Banerjee warned the saffron party of dire political consequences if it did not put an immediate stop to such actions and alleged that the Centre's ruling dispensation was "influencing the Election Commission of India" to achieve its political ambitions..

"I have seen a notification that the Centre has issued in February this year, which says that people can be kept in jails for a month without trial under the slightest suspicion," she claimed.

The TMC supremo described the situation as "more than an emergency" and asked the BJP what it has been doing after criticising Indira Gandhi and observing an anti-Emergency day.

"I will challenge those notices which were surreptitiously sent to BJP-ruled states to harass Bengali-speaking people," Banerjee alleged at the rally, which terminated at the Dorina Crossing in Esplanade after marching along a nearly three-km route.

Stating she was ashamed and disheartened at the Centre and the BJP's attitude towards Bengalis, Banerjee tore into the saffron camp's alleged persecution of migrant workers for speaking their mother tongue.

"I have now decided to speak more in Bangla from now on. Hold me in detention camps if you can before you throw other Bengalis in jail," she said, asking the BJP to remain prepared for a fresh round of 'Khela Hobey' during the assembly elections in 2026.

The 'game-is-on' slogan was coined by the party ahead of the 2021 state polls.

Asserting that there are nearly 22 lakh migrant workers from West Bengal working in other parts of the country, who have valid identity documents like Aadhaar and PAN cards, Banerjee said she would not tolerate any disrespect meted out to them on flimsy grounds.

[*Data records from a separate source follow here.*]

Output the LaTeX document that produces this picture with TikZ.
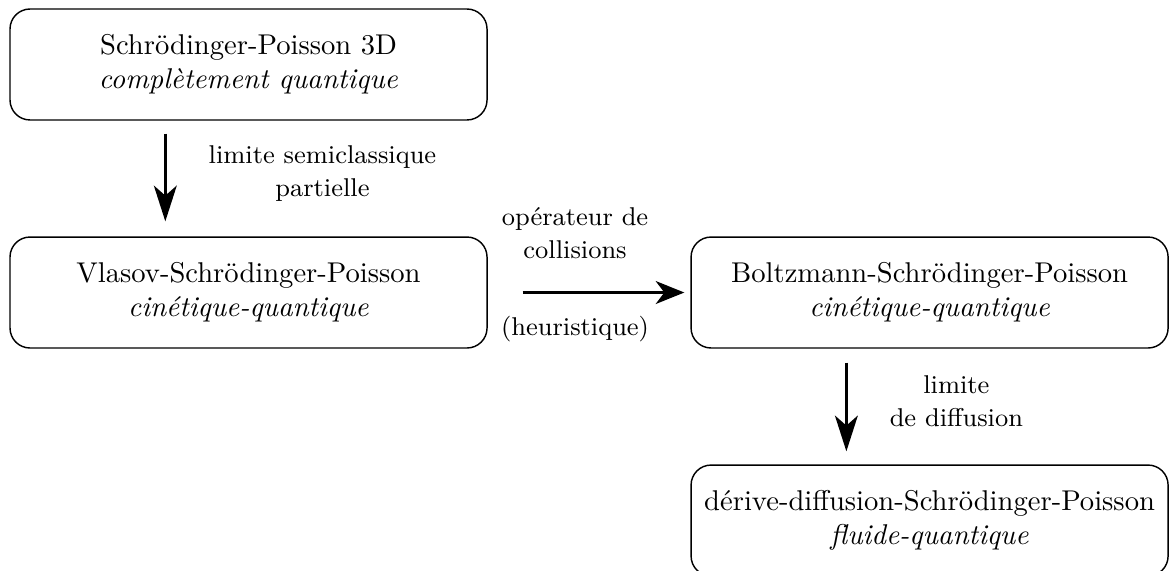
\documentclass[tikz,border=0pt]{standalone}
\usepackage{amsmath, amssymb}
\usetikzlibrary{arrows.meta}

\tikzset{
  model/.style={draw, line width=0.5pt, rounded corners=7pt, minimum width=5.864cm,
    minimum height=1.364cm, align=center, inner sep=0pt},
  flow/.style={line width=1pt, -{Stealth[length=12.5pt, width=8pt, inset=3.5pt]}},
  lbl/.style={align=center, inner sep=0pt, font=\fontsize{9}{11.5}\selectfont}
}

\begin{document}
\begin{tikzpicture}
    \useasboundingbox (0,0) rectangle (14.456,7.007);
    \node[model] (sp3d) at (3.055,6.214) {Schr\"odinger-Poisson 3D\\ \textit{compl\`etement quantique}};
    \node[model] (vsp) at (3.055,3.411) {Vlasov-Schr\"odinger-Poisson\\ \textit{cin\'etique-quantique}};
    \node[model] (bsp) at (11.427,3.411) {Boltzmann-Schr\"odinger-Poisson\\ \textit{cin\'etique-quantique}};
    \node[model] (ddsp) at (11.427,0.608) {d\'erive-diffusion-Schr\"odinger-Poisson\\ \textit{fluide-quantique}};
    \draw[flow, shorten <=0.160cm, shorten >=0.184cm] ([xshift=1.918cm]sp3d.south west) -- ([xshift=1.918cm]vsp.north west)
      node[midway, right, lbl, xshift=0.516cm, yshift=0.06cm] {limite semiclassique\\ partielle};
    \draw[flow, -{Stealth[length=10pt, width=8pt, inset=3pt]}, shorten <=0.430cm, shorten >=0.074cm] (vsp.east) -- (bsp.west)
      node[midway, above, lbl, xshift=-0.172cm, yshift=0.40cm] {op\'erateur de\\ collisions}
      node[midway, below, lbl, xshift=-0.172cm, yshift=-0.27cm] {(heuristique)};
    \draw[flow, shorten <=0.172cm, shorten >=0.160cm] ([xshift=1.918cm]bsp.south west) -- ([xshift=1.918cm]ddsp.north west)
      node[midway, right, lbl, xshift=0.516cm, yshift=0.06cm] {limite\\ de diffusion};
  \end{tikzpicture}
\end{document}
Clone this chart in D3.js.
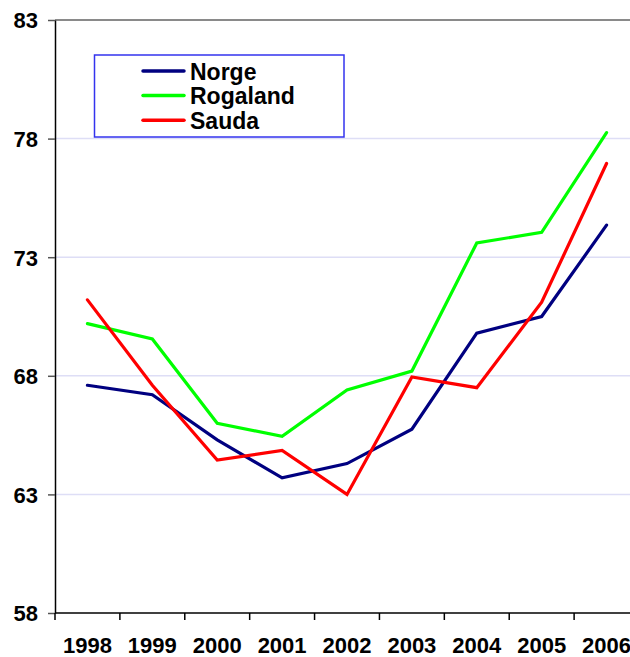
<!DOCTYPE html>
<html>
<head>
<meta charset="utf-8">
<script src="https://cdnjs.cloudflare.com/ajax/libs/d3/7.8.5/d3.min.js"></script>
<style>
body { margin: 0; background: #fff; }
svg { display: block; font-family: Arial, "Liberation Sans", sans-serif; }
</style>
</head>
<body>
<svg></svg>
<script>
var years = ["1998", "1999", "2000", "2001", "2002", "2003", "2004", "2005", "2006"];
var norge = [67.6, 67.2, 65.3, 63.7, 64.3, 65.75, 69.8, 70.5, 74.35];
var rogaland = [70.2, 69.55, 66.0, 65.45, 67.4, 68.2, 73.6, 74.05, 78.25];
var sauda = [71.2, 67.6, 64.45, 64.85, 63.0, 67.95, 67.5, 71.1, 76.95];
var yTicks = [58, 63, 68, 73, 78, 83];

var seriesNames = ["Norge", "Rogaland", "Sauda"];
var seriesColors = ["#000080", "#00ff00", "#ff0000"];
var seriesValues = [norge, rogaland, sauda];

var margins = {
"top": 20,
"left": 55,
"bottom": 44,
"right": -9
}
var totalW = 630, totalH = 657;
var width = totalW - margins.left - margins.right;
var height = totalH - margins.top - margins.bottom;

var svg = d3.select("svg")
.attr("width", totalW)
.attr("height", totalH)

var xScale = d3.scaleBand().domain(years).range([0, width])
var yScale = d3.scaleLinear().domain([58, 83]).range([height, 0])

var g = svg.append("g")
.attr("transform", "translate(" + margins.left + "," + margins.top + ")")

// gridlines, top one is grey
g.append("g").selectAll("line")
.data(yTicks.filter(function(d){return d > 58}))
.enter()
.append("line")
.attr("x1", 0)
.attr("x2", width)
.attr("y1", function(d){return yScale(d)})
.attr("y2", function(d){return yScale(d)})
.style("stroke", function(d){return d == 83 ? "#8a8a8a" : "#dedef6"})
.style("stroke-width", function(d){return d == 83 ? 2 : 1.5})

var yAxis = d3.axisLeft(yScale).tickValues(yTicks).tickSize(7).tickSizeOuter(0).tickPadding(10).tickFormat(d3.format("d"))
var yAxisG = g.append("g").call(yAxis)
yAxisG.select(".domain").style("stroke", "#000").style("stroke-width", 1.5)
yAxisG.selectAll(".tick line").style("stroke", "#555").style("stroke-width", 1.5)
yAxisG.selectAll(".tick text")
.style("font-size", "22px")
.style("font-weight", "bold")
.style("fill", "#000")
.attr("dy", "0.36em")

// x axis: line, ticks between categories, labels centred
var xAxisG = g.append("g").attr("transform", "translate(0," + height + ")")
xAxisG.append("line")
.attr("x1", 0).attr("x2", width)
.style("stroke", "#000").style("stroke-width", 1.5)
xAxisG.selectAll("line.sep")
.data(years)
.enter()
.append("line")
.attr("class", "sep")
.attr("x1", function(d){return xScale(d)})
.attr("x2", function(d){return xScale(d)})
.attr("y1", 0).attr("y2", 7)
.style("stroke", "#000").style("stroke-width", 1.5)
xAxisG.selectAll("text")
.data(years)
.enter()
.append("text")
.attr("x", function(d){return xScale(d) + xScale.bandwidth() / 2})
.attr("y", 40)
.attr("text-anchor", "middle")
.style("font-size", "22px")
.style("font-weight", "bold")
.text(function(d){return d})

var line = d3.line()
.x(function(d, i){return xScale(years[i]) + xScale.bandwidth() / 2})
.y(function(d){return yScale(d)})

g.append("g").selectAll("path")
.data(seriesValues)
.enter()
.append("path")
.attr("d", line)
.style("fill", "none")
.style("stroke", function(d, i){return seriesColors[i]})
.style("stroke-width", 3.2)
.style("stroke-linejoin", "miter")
.style("stroke-linecap", "round")

// legend
var legend = svg.append("g")
legend.append("rect")
.attr("x", 94.5).attr("y", 55)
.attr("width", 249.5).attr("height", 82)
.style("fill", "#fff")
.style("stroke", "#3333ee")
.style("stroke-width", 1.5)

var items = legend.selectAll("g.item")
.data(seriesNames)
.enter()
.append("g")
.attr("class", "item")
.attr("transform", function(d, i){return "translate(0," + (71 + i * 24.6) + ")"})
items.append("line")
.attr("x1", 143).attr("x2", 184)
.style("stroke", function(d, i){return seriesColors[i]})
.style("stroke-width", 3.5)
.style("stroke-linecap", "round")
items.append("text")
.attr("x", 190)
.attr("y", 8.5)
.style("font-size", "23px")
.style("font-weight", "bold")
.text(function(d){return d})
</script>
</body>
</html>
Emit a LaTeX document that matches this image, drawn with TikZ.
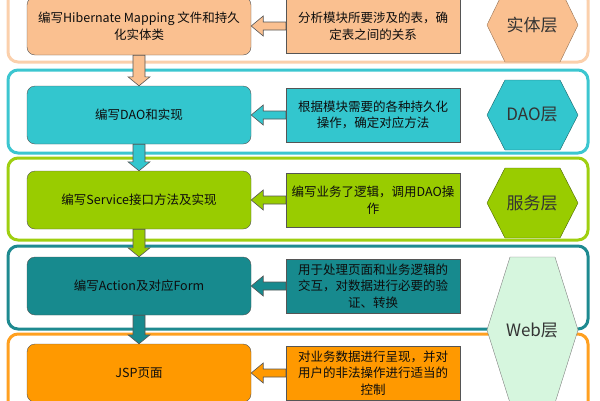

"What right does the BJP have in harassing Bengalis like this, even arresting them and forcefully pushing them back to Bangladesh? Is West Bengal not part of India?" she asked.

Banerjee criticised the EC's Special Intensive Revision of electoral rolls in Bihar ahead of the assembly polls there.

"Whenever there's an election, the BJP starts removing names from electoral rolls. I request the Election Commission not to broker BJP's agenda. I heard that they have deleted 30.5 lakh voters in Bihar. That's how the BJP won the Maharashtra and Delhi elections. They are applying the same plans for Bihar and Bengal," she said.

"But here, we will fight them inch by inch and will let them know we will not give in so easily," she stated.

Speaking from his diametrically opposite political pole, Adhikari described the Bengal CM’s protest march as a rally to protect the Rohingyas.

"We have Rohingya Muslims in almost all places of West Bengal. We have told the CEO to ensure that the voters' list is free from any Rohingya infiltrators. If in Bihar, Rohingyas were removed from the voters' list, then that same model should be followed in Bengal. We have also told the CEO to hold an immediate house-to-house survey for the purpose," he told reporters.

Adhikari also urged the CEO to ensure transparent operations and said the officer should seek 50 per cent of state and central government workers on deputation for election-related duties.

“Mamata Banerjee is not worried about the changes in demography. She is only worried about the voters' list," he said.

A division bench of the Calcutta High Court, meanwhile, directed the Centre to file an affidavit with regard to the petitioners' averment that they were already deported and that the issue was being litigated before the Delhi High Court.